Photo: Sugan Pokharel/CNN

Photo: Chandiraj Dahal
Not all organ traffickers are kind enough to wait for the villagers’ consent. Sometimes victims are kidnapped and forced to undergo operations. Or, they may be duped into believing that they need some other kind of operation, and the kidney is removed without their knowledge. Some victims are even murdered for both their kidneys. The ‘harvested’ organs are sold to wealthy recipients for up to six times the amount that the donor receives. Last year, TIME magazine reported the story of Kenam Tamang, who was tricked by his own son-in-law. He had promised Temang a better job in Chennai, India, but once they got there, it turned out to be a giant ruse. “I was escorted to the hospital, where I was told that they are taking out my kidney,” Tamang said. “He said I will get a good amount for the kidney and there will not be any health complications. He said it would even grow back.”
Photo: Sugan Pokharel/CNN
Ganesh Bahadur Damai’s story is quite similar. He also traveled to India in search of better-paid work, but he soon found himself drunk with a group of strangers in Bangalore. “I was given an injection which made me unconscious for 24 hours,” he said. “When I awoke, I was in a hospital bed. They had taken my kidney.” Three months later, he was given $150 and sent back home, where he purchased a small plot of land.

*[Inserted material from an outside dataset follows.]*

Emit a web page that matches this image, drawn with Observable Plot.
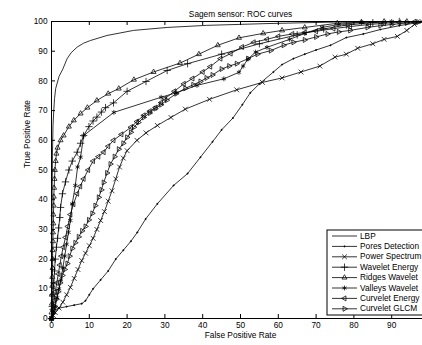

According to Laxman Lamichhane, a lawyer and programme coordinator at the Forum for Protection of People’s Rights Nepal (PPR Nepal), “People are feeling insecurity and fear in the places they are living now despite of the regular monitoring of security forces. They have to encounter so many new faces in day-to-day life. Some have been identified as human traffickers who are deliberately trying to lure people to good jobs and a better life in foreign countries like in India and abroad.”Krishna Pyari Nakarmi, another lawyer working at PPR, added: “When back in the villages, people who have been tricked into selling their kidneys often become the talk of the town in their communities and are subjects of widespread gossip.” These people are often shunned and ostracised in their own communities. “Even their children are discriminated at school. That leads them to drink because they are frustrated and depressed.”